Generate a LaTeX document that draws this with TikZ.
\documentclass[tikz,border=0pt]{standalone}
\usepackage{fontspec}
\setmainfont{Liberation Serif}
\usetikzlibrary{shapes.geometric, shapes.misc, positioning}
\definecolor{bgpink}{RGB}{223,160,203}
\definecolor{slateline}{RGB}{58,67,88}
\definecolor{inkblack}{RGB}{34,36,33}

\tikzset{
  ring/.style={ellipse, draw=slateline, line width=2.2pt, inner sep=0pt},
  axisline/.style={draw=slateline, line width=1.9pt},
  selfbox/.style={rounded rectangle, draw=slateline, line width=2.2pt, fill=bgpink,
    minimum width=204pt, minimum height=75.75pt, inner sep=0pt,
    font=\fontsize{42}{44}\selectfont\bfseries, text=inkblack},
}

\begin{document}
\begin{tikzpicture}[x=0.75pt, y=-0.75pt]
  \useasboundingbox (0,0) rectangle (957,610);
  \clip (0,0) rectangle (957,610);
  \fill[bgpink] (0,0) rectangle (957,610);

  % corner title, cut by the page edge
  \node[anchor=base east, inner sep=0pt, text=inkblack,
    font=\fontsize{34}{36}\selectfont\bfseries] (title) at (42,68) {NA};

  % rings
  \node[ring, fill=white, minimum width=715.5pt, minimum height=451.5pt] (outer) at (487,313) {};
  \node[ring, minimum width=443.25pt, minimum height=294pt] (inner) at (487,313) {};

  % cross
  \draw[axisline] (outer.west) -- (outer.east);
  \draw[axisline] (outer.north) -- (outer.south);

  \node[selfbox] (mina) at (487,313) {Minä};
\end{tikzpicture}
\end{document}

-- -- --

Exercise task => Go through the listing above and restate it word for word.

Answer to the exercise =>
Generate a LaTeX document that draws this with TikZ.
\documentclass[tikz,border=0pt]{standalone}
\usepackage{fontspec}
\setmainfont{Liberation Serif}
\usetikzlibrary{shapes.geometric, shapes.misc, positioning}
\definecolor{bgpink}{RGB}{223,160,203}
\definecolor{slateline}{RGB}{58,67,88}
\definecolor{inkblack}{RGB}{34,36,33}

\tikzset{
  ring/.style={ellipse, draw=slateline, line width=2.2pt, inner sep=0pt},
  axisline/.style={draw=slateline, line width=1.9pt},
  selfbox/.style={rounded rectangle, draw=slateline, line width=2.2pt, fill=bgpink,
    minimum width=204pt, minimum height=75.75pt, inner sep=0pt,
    font=\fontsize{42}{44}\selectfont\bfseries, text=inkblack},
}

\begin{document}
\begin{tikzpicture}[x=0.75pt, y=-0.75pt]
  \useasboundingbox (0,0) rectangle (957,610);
  \clip (0,0) rectangle (957,610);
  \fill[bgpink] (0,0) rectangle (957,610);

  % corner title, cut by the page edge
  \node[anchor=base east, inner sep=0pt, text=inkblack,
    font=\fontsize{34}{36}\selectfont\bfseries] (title) at (42,68) {NA};

  % rings
  \node[ring, fill=white, minimum width=715.5pt, minimum height=451.5pt] (outer) at (487,313) {};
  \node[ring, minimum width=443.25pt, minimum height=294pt] (inner) at (487,313) {};

  % cross
  \draw[axisline] (outer.west) -- (outer.east);
  \draw[axisline] (outer.north) -- (outer.south);

  \node[selfbox] (mina) at (487,313) {Minä};
\end{tikzpicture}
\end{document}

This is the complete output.